Hawaii's record shows a state that lives with many hazards at once, and a corrections system whose hardest problem is geography.

Hurricane Iniki, September 1992. Iniki struck Kauai head on and remains the most destructive hurricane in modern Hawaii history, flattening much of the island. Its mark on the corrections system is still physically visible: the temporary cabins added to the Kauai Community Correctional Center after Iniki are still in use decades later, a reminder of how a single storm on a small island can shape a facility for a generation.

The Kauai jail tsunami evacuation. The Kauai Community Correctional Center in Wailua sits inside a tsunami evacuation zone and floods in heavy rain. During a tsunami warning, the jail had to fully evacuate its inmates and staff, coordinated among the jail, the Kauai Emergency Management Agency, and the police. The facility's own warden has called it a disaster waiting to happen every time there is a tsunami warning or a heavy rain, and it is the only state jail on record as having been fully evacuated for a natural disaster. The state is now building a replacement on higher ground, out of the tsunami zone, which is the clearest sign of how seriously that exposure is taken.

The 2023 Maui wildfires. On August 8, 2023, wind driven wildfire destroyed the town of Lahaina on West Maui in one of the deadliest American wildfires in over a century, while other fires burned in the island's central valley and upcountry. The Maui Community Correctional Center sits in Wailuku in central Maui, away from the Lahaina burn area, and there is no public record of the jail being evacuated. But the fires permanently changed how Hawaii thinks about wildfire risk, a hazard the state had previously rated as low to human life, and any honest disaster guide for the islands now has to treat fire as a first order threat alongside water and wind.

The Kilauea volcano. The 2018 Kilauea eruption on the island of Hawaii destroyed entire neighborhoods in the lower Puna district.
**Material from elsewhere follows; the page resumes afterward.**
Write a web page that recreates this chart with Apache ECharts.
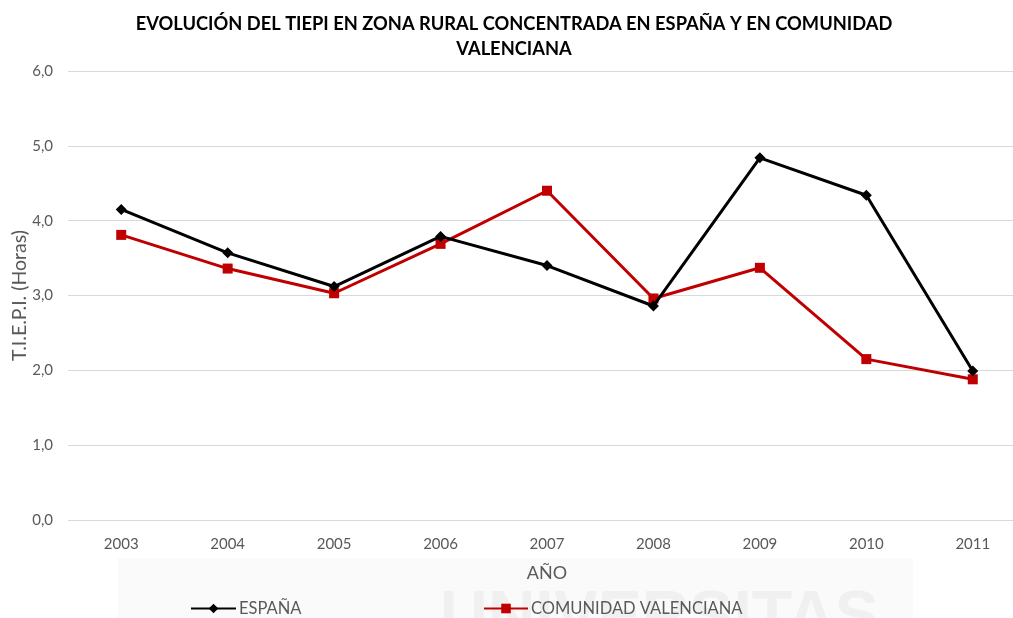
<!DOCTYPE html>
<html>
<head>
<meta charset="utf-8">
<script src="https://cdn.jsdelivr.net/npm/echarts@6/dist/echarts.min.js"></script>
<style>
  html, body { margin: 0; padding: 0; background: #fff; }
  #chart { width: 1013px; height: 618px; }
</style>
</head>
<body>
<div id="chart"></div>
<script>
// Años y valores de TIEPI (horas) en zona rural concentrada
const years = ['2003', '2004', '2005', '2006', '2007', '2008', '2009', '2010', '2011'];
const espana = [4.15, 3.57, 3.12, 3.79, 3.40, 2.86, 4.84, 4.34, 1.99];
const valencia = [3.81, 3.36, 3.03, 3.69, 4.40, 2.96, 3.37, 2.15, 1.88];
const yTicks = [0, 1, 2, 3, 4, 5, 6];

const FONT = 'Lato, "Liberation Sans", sans-serif';
const GREY = '#595959';
const chart = echarts.init(document.getElementById('chart'));

chart.setOption({
  backgroundColor: '#ffffff',
  animation: false,
  graphic: [
    // faint background stamp behind the lower band
    {
      type: 'rect', left: 118, top: 558, z: -10, silent: true,
      shape: { width: 795, height: 60 },
      style: { fill: '#fafafa' }
    },
    {
      type: 'text', left: 440, top: 586, z: -9, silent: true,
      style: {
        text: 'UNIVERSITAS', fill: '#f0f0f0',
        font: 'bold 66px "Liberation Sans", sans-serif'
      }
    }
  ],
  title: {
    text: 'EVOLUCIÓN DEL TIEPI EN ZONA RURAL CONCENTRADA EN ESPAÑA Y EN COMUNIDAD\nVALENCIANA',
    left: 509,
    top: 7,
    textAlign: 'center',
    textStyle: {
      fontFamily: FONT,
      fontSize: 18.3,
      fontWeight: 'bold',
      color: '#000000',
      lineHeight: 25
    }
  },
  legend: [
    {
      top: 600, left: 190, padding: 0, itemWidth: 45, itemHeight: 12, itemGap: 0,
      textStyle: { fontFamily: FONT, fontSize: 16.5, color: GREY, padding: [0, 0, 0, -2] },
      data: ['ESPAÑA']
    },
    {
      top: 600, left: 483, padding: 0, itemWidth: 44, itemHeight: 12, itemGap: 0,
      textStyle: { fontFamily: FONT, fontSize: 16.5, color: GREY, padding: [0, 0, 0, -2] },
      data: ['COMUNIDAD VALENCIANA']
    }
  ],
  grid: { left: 68, width: 958, top: 71, bottom: 98, outerBoundsMode: 'none', containLabel: false },
  xAxis: {
    type: 'category',
    data: years,
    boundaryGap: true,
    name: 'AÑO',
    nameLocation: 'middle',
    nameGap: 44,
    nameMoveOverlap: false,
    nameTextStyle: { fontFamily: FONT, fontSize: 18, color: GREY },
    axisLine: { show: false },
    axisTick: { show: false },
    axisLabel: { fontFamily: FONT, fontSize: 15, color: GREY, margin: 17 }
  },
  yAxis: {
    type: 'value',
    min: yTicks[0],
    max: yTicks[yTicks.length - 1],
    interval: 1,
    name: 'T.I.E.P.I. (Horas)',
    nameLocation: 'middle',
    nameGap: 38,
    nameMoveOverlap: false,
    nameTextStyle: { fontFamily: FONT, fontSize: 19.5, color: GREY },
    axisLine: { show: false },
    axisTick: { show: false },
    axisLabel: {
      fontFamily: FONT, fontSize: 15, color: GREY, margin: 15,
      formatter: v => v.toFixed(1).replace('.', ',')
    },
    splitLine: { lineStyle: { color: '#d9d9d9', width: 1 } }
  },
  series: [
    {
      name: 'ESPAÑA',
      type: 'line',
      data: espana,
      symbol: 'diamond',
      symbolSize: 11,
      color: '#000000',
      lineStyle: { width: 3, color: '#000000' },
      itemStyle: { color: '#000000' },
      z: 3
    },
    {
      name: 'COMUNIDAD VALENCIANA',
      type: 'line',
      data: valencia,
      symbol: 'rect',
      symbolSize: 10,
      color: '#c00000',
      lineStyle: { width: 3, color: '#c00000' },
      itemStyle: { color: '#c00000' },
      z: 2
    }
  ]
});
</script>
</body>
</html>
The correctional facilities on that island were not in the lava's path and there is no public record of an eruption evacuation, but the volcano is a constant presence, and the vog, the volcanic haze it produces, is an ongoing air quality concern across the island. It is a reminder that Hawaii's hazard list includes threats most states never have to plan for.

Tsunami warnings. Hawaii sits in the path of Pacific tsunamis generated by distant earthquakes, and the state has been placed under tsunami watches and warnings repeatedly in recent years after major quakes around the Pacific rim. For coastal and low lying facilities, a tsunami warning is the scenario that can force the one thing island geography makes hardest, a real evacuation, which is exactly why the location of your person's facility relative to the water matters so much here.

CLOSING

Most years, your person in Hawaii will be fine, and the odds of a true disaster striking their specific facility are low. But Hawaii stacks the deck in a way no other state does: a chain of islands with nowhere inland to run, a longer list of hazards than anywhere else, and a quarter of the male prison population held an ocean away in the Arizona desert. So the work to do now is mostly about knowing exactly where your person is and which playbook applies. Pin down the facility. Learn its hazard zone. Fund the phone account before the season. Keep your contact information current, especially with the mainland branch if your person is in Arizona. Then, if the rare bad day comes, you will know precisely who to call and what to expect, instead of guessing across an ocean.